**WRITTEN INSTRUCTION:**
Write out the material exactly, leaving every picture behind.

◆ ◆ ◆

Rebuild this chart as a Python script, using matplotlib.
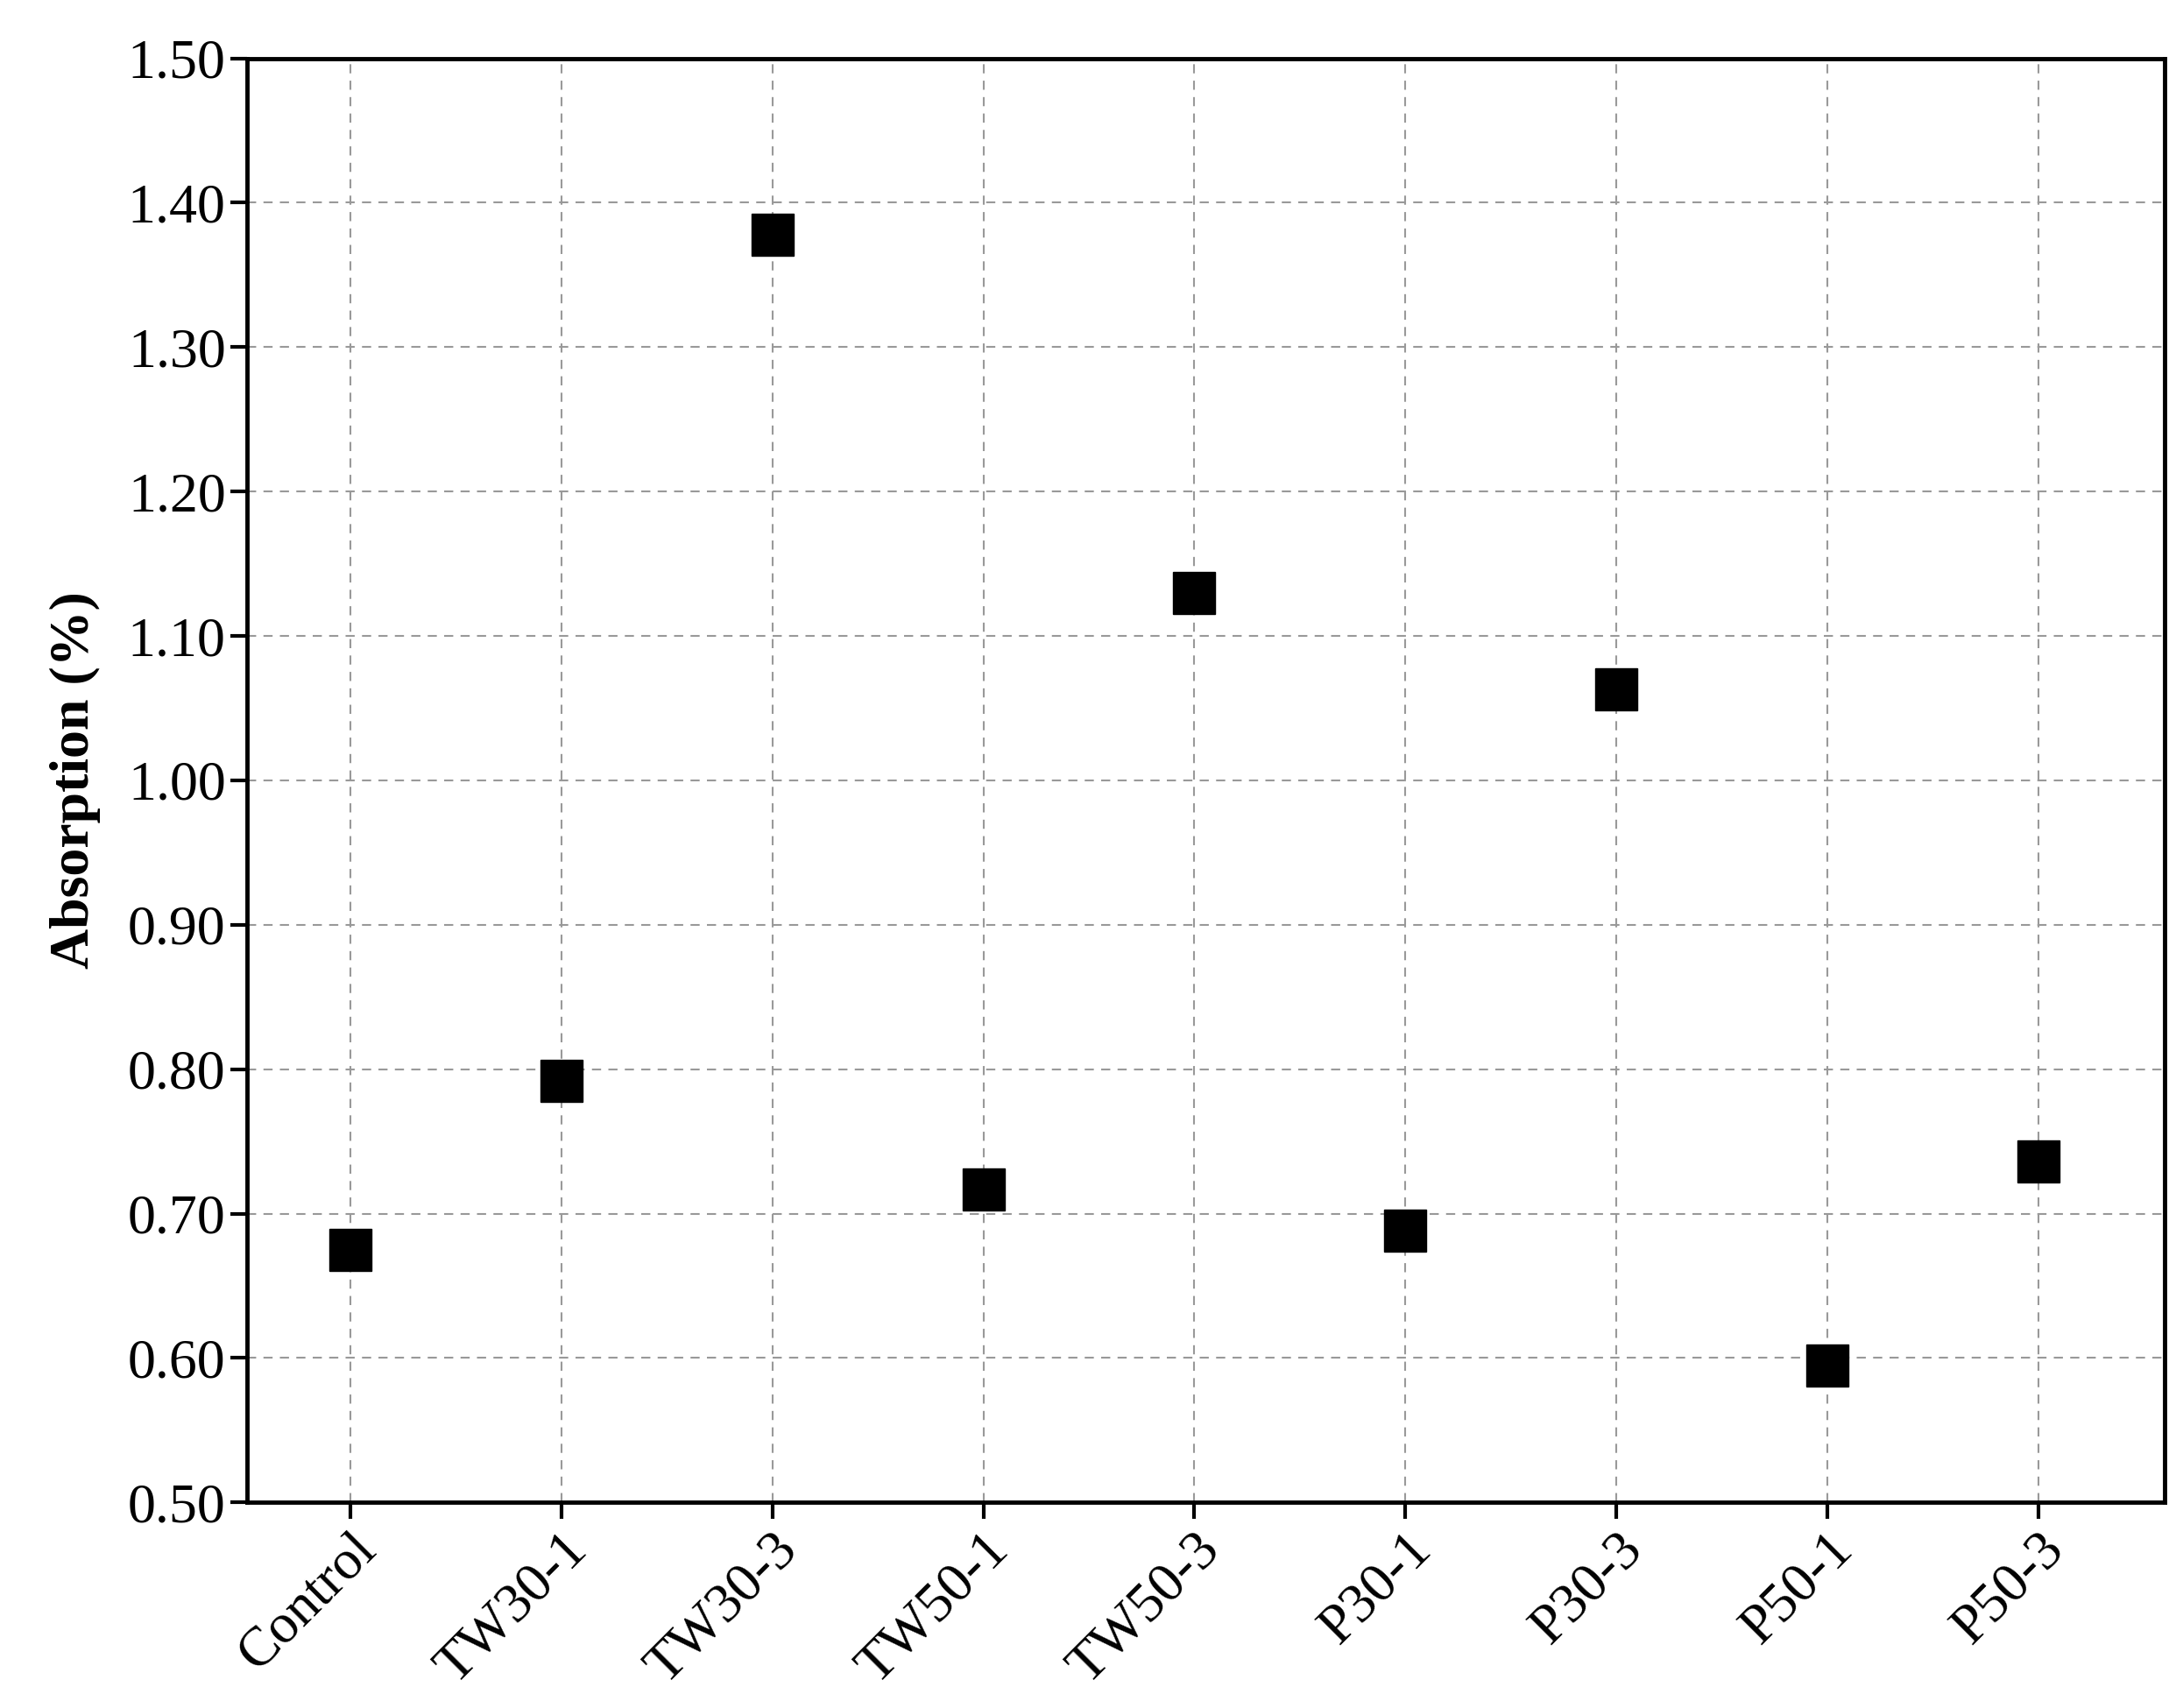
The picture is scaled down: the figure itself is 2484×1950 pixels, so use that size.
import numpy as np
import matplotlib
matplotlib.use("Agg")
import matplotlib.pyplot as plt

plt.rcParams['font.family'] = ['Liberation Serif', 'DejaVu Serif']

# sample groups and water absorption values
samples = ["Control", "TW30-1", "TW30-3", "TW50-1", "TW50-3",
           "P30-1", "P30-3", "P50-1", "P50-3"]
absorption = [0.675, 0.792, 1.378, 0.717, 1.130, 0.688, 1.063, 0.595, 0.736]
yticks = [0.50, 0.60, 0.70, 0.80, 0.90, 1.00, 1.10, 1.20, 1.30, 1.40, 1.50]

fig = plt.figure(figsize=(24.84, 19.5), dpi=100)
ax = fig.add_axes([178 / 1568, 1 - 1082 / 1230, (1560 - 178) / 1568, (1082 - 42) / 1230])

x = np.arange(len(samples))
ax.plot(x, absorption, linestyle="none", marker="s", markersize=34,
        color="black", zorder=3)

ax.set_xlim(-0.49, 8.6)
ax.set_ylim(0.5, 1.5)
ax.set_yticks(yticks)
ax.set_yticklabels([f"{v:.2f}" for v in yticks])
ax.set_xticks(x)
ax.set_xticklabels(samples, rotation=45, ha="right", rotation_mode="anchor")
ax.grid(True, linestyle="--", color="#999999", linewidth=1.5, dashes=(5, 4))
ax.set_axisbelow(True)

ax.tick_params(axis="both", labelsize=46, width=3, length=14, direction="out")
for s in ax.spines.values():
    s.set_linewidth(3.5)

ax.set_ylabel("Absorption (%)", fontsize=46, fontweight="bold", labelpad=22)

fig.savefig("out.png", dpi=100)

◆ ◆ ◆

**FULL OUTPUT:**
Rebuild this chart as a Python script, using matplotlib.
The picture is scaled down: the figure itself is 2484×1950 pixels, so use that size.
import numpy as np
import matplotlib
matplotlib.use("Agg")
import matplotlib.pyplot as plt

plt.rcParams['font.family'] = ['Liberation Serif', 'DejaVu Serif']

# sample groups and water absorption values
samples = ["Control", "TW30-1", "TW30-3", "TW50-1", "TW50-3",
           "P30-1", "P30-3", "P50-1", "P50-3"]
absorption = [0.675, 0.792, 1.378, 0.717, 1.130, 0.688, 1.063, 0.595, 0.736]
yticks = [0.50, 0.60, 0.70, 0.80, 0.90, 1.00, 1.10, 1.20, 1.30, 1.40, 1.50]

fig = plt.figure(figsize=(24.84, 19.5), dpi=100)
ax = fig.add_axes([178 / 1568, 1 - 1082 / 1230, (1560 - 178) / 1568, (1082 - 42) / 1230])

x = np.arange(len(samples))
ax.plot(x, absorption, linestyle="none", marker="s", markersize=34,
        color="black", zorder=3)

ax.set_xlim(-0.49, 8.6)
ax.set_ylim(0.5, 1.5)
ax.set_yticks(yticks)
ax.set_yticklabels([f"{v:.2f}" for v in yticks])
ax.set_xticks(x)
ax.set_xticklabels(samples, rotation=45, ha="right", rotation_mode="anchor")
ax.grid(True, linestyle="--", color="#999999", linewidth=1.5, dashes=(5, 4))
ax.set_axisbelow(True)

ax.tick_params(axis="both", labelsize=46, width=3, length=14, direction="out")
for s in ax.spines.values():
    s.set_linewidth(3.5)

ax.set_ylabel("Absorption (%)", fontsize=46, fontweight="bold", labelpad=22)

fig.savefig("out.png", dpi=100)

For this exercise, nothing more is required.